The difference between -O4 and -O5 in XL Fortran is "-qipa=level=2"
which is...


                       Full interprocedural data flow and  alias
                        analysis.

Doesn't profiled IPA exist in gcc? I tried the following...


There is an ipa branch where changes are merged
back into trunk. I don't know what the status is
with respect to performance.
Inlining the functions v and dv more than makes up the time difference.
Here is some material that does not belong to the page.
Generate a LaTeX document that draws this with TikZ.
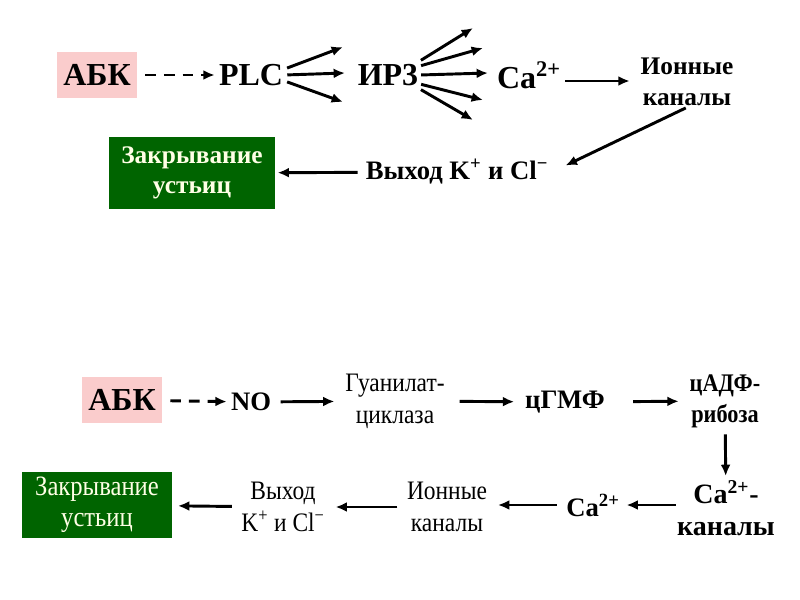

For one thing it would save one of sin calls.

! vr = sin(min(x,PI2))**2
pot = pot + 0.5_DP*sin(min(d,PI2))**2
! dvr = 2.0_DP*sin(min(x,PI2))*cos(min(x,PI2))
dvr = 2.0_DP*sin(min(d,PI2))*cos(min(d,PI2))
do k=1,nd
f(k,i) = f(k,i) - rij(k)*dvr/d
enddo

Combining the sin() and cos() calls with the same argument into a sincos
could speed this up.
If you are interested in performance here, I would think you would hoist the calculation dvr/d out of the loop explicitly, rather than relying on a compiler to find it.
I don't see that this supports the assertion that this case is a good general guide to where gfortran could be optimized. In the code I have profiled, the big opportunities would lie in vectorization. gfortran does well in vectorization of simple one-liner loops such as this, but not where there are multiple results per loop.